Announced last month, the AZA has instated a new safety policy for keepers working with elephants. This new policy essentially eliminates the option of free contact for accredited zoos.
For those who are unfamiliar with the terminology, “free contact” refers to the husbandry practice whereby keepers and animals share the same space with no barriers between them. This allows keepers to easily train behaviors without impediment, but generally requires use of the controversial bullhook—essentially a stick with a metal hook and pointed end. “Protected contact” is the opposite. All elephant areas must have barriers to protect keepers from harm. This limits direct keeper animal contact and decreases likelihood of injury.

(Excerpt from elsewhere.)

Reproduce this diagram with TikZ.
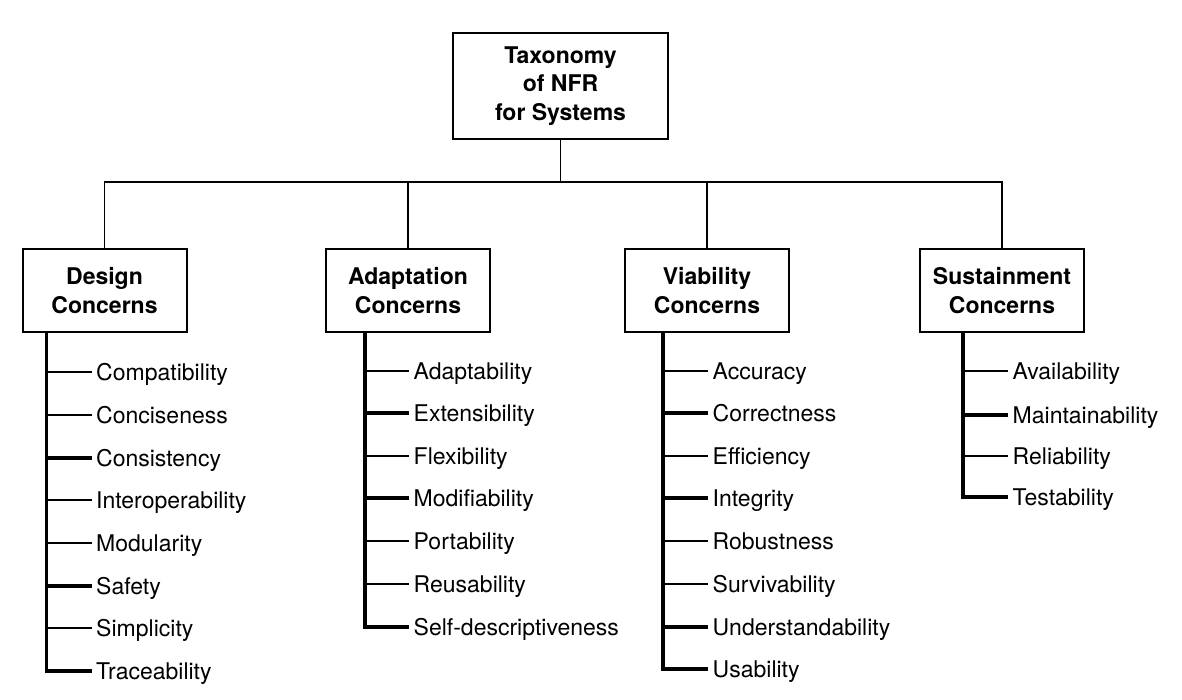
\documentclass[tikz,border=0pt]{standalone}
\usepackage{fontspec}
\setmainfont{TeX Gyre Heros}
\begin{document}
\begin{tikzpicture}[x=1pt,y=1pt,
  box/.style={draw,line width=2pt,font=\bfseries\fontsize{23}{28.5}\selectfont,align=center,inner sep=0pt},
  cat/.style={box,minimum width=164pt,minimum height=83pt},
  link/.style={line width=1.9pt},
  spine/.style={line width=3.2pt},
  tick/.style={line width=2.5pt},
  tickb/.style={line width=3.2pt},
  item/.style={anchor=base west,inner sep=0pt,font=\fontsize{23}{28}\selectfont}]
\useasboundingbox (0,0) rectangle (1182,699);
% root
\node[box,minimum width=215pt,minimum height=106pt] (root) at (560.5,613) {Taxonomy\\of NFR\\for Systems};
\coordinate (bus) at (0,517);
% categories
\node[cat] (design) at (104.5,408.5) {Design\\Concerns};
\node[cat] (adapt) at (408,408.5) {Adaptation\\Concerns};
\node[cat] (viab) at (707,408.5) {Viability\\Concerns};
\node[cat] (sust) at (1002,408.5) {Sustainment\\Concerns};
% connectors
\draw[link] (root.south) -- (root.south |- bus);
\draw[link] (design.north) -- (design.north |- bus) -- (sust.north |- bus) -- (sust.north);
\draw[link] (adapt.north) -- (adapt.north |- bus);
\draw[link] (viab.north) -- (viab.north |- bus);
% design items
\coordinate (ds) at ([xshift=25pt]design.south west);
\foreach \n/\t/\y/\s in {1/Compatibility/372/tick,2/Conciseness/415/tick,3/Consistency/458/tickb,4/Interoperability/500/tick,5/Modularity/543/tick,6/Safety/586/tickb,7/Simplicity/628/tick,8/Traceability/671/tickb}{
  \coordinate (dt\n) at (92,699-\y);
  \node[item] (d\n) at ([xshift=4pt,yshift=-8.3pt]dt\n) {\t};
  \draw[\s] (ds |- dt\n) -- (dt\n);
}
\draw[spine] ([yshift=1pt]ds) -- ([yshift=-1.6pt]ds |- dt8);
% adaptation items
\coordinate (as) at ([xshift=40pt]adapt.south west);
\foreach \n/\t/\y/\s in {1/Adaptability/371/tick,2/Extensibility/413/tickb,3/Flexibility/456/tick,4/Modifiability/498/tickb,5/Portability/541/tick,6/Reusability/584/tick,7/Self-descriptiveness/627/tickb}{
  \coordinate (at\n) at (409,699-\y);
  \node[item] (a\n) at ([xshift=4.5pt,yshift=-8.3pt]at\n) {\t};
  \draw[\s] (as |- at\n) -- (at\n);
}
\draw[spine] ([yshift=1pt]as) -- ([yshift=-1.6pt]as |- at7);
% viability items
\coordinate (vs) at ([xshift=39pt]viab.south west);
\foreach \n/\t/\y/\s in {1/Accuracy/371/tick,2/Correctness/413/tickb,3/Efficiency/456/tick,4/Integrity/498/tickb,5/Robustness/541/tick,6/Survivability/584/tick,7/Understandability/627/tickb,8/Usability/669/tickb}{
  \coordinate (vt\n) at (708,699-\y);
  \node[item] (v\n) at ([xshift=4.5pt,yshift=-8.3pt]vt\n) {\t};
  \draw[\s] (vs |- vt\n) -- (vt\n);
}
\draw[spine] ([yshift=1pt]vs) -- ([yshift=-1.6pt]vs |- vt8);
% sustainment items
\coordinate (ss) at ([xshift=44pt]sust.south west);
\foreach \n/\t/\y/\s in {1/Availability/371/tick,2/Maintainability/415/tickb,3/Reliability/456/tick,4/Testability/497/tickb}{
  \coordinate (st\n) at (1008,699-\y);
  \node[item] (s\n) at ([xshift=4.5pt,yshift=-8.3pt]st\n) {\t};
  \draw[\s] (ss |- st\n) -- (st\n);
}
\draw[spine] ([yshift=1pt]ss) -- ([yshift=-1.6pt]ss |- st4);
\end{tikzpicture}
\end{document}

Because of this policy change, some zoos will have to make operational and husbandry changes by 2014, and will of course also cause some need for facility changes, namely the inclusion of additional barriers and dedicated keeper walks within barns.
Perhaps the most controversial effect of the policy change will be the implied elimination of elephant interactions such as rides and possibly some shows. However, most zoos have already eliminated these types of free contact situations, and many zoos have switched to protected contact years ago.
Personally, I believe this is only a positive change as ultimately it will serve to protect both the animals and the keepers. But as we know, for some, change is a difficult pill to swallow. Hopefully those institutions not meeting the new policy requirements decide to pour themselves a nice big glass of water, and join us here in the future.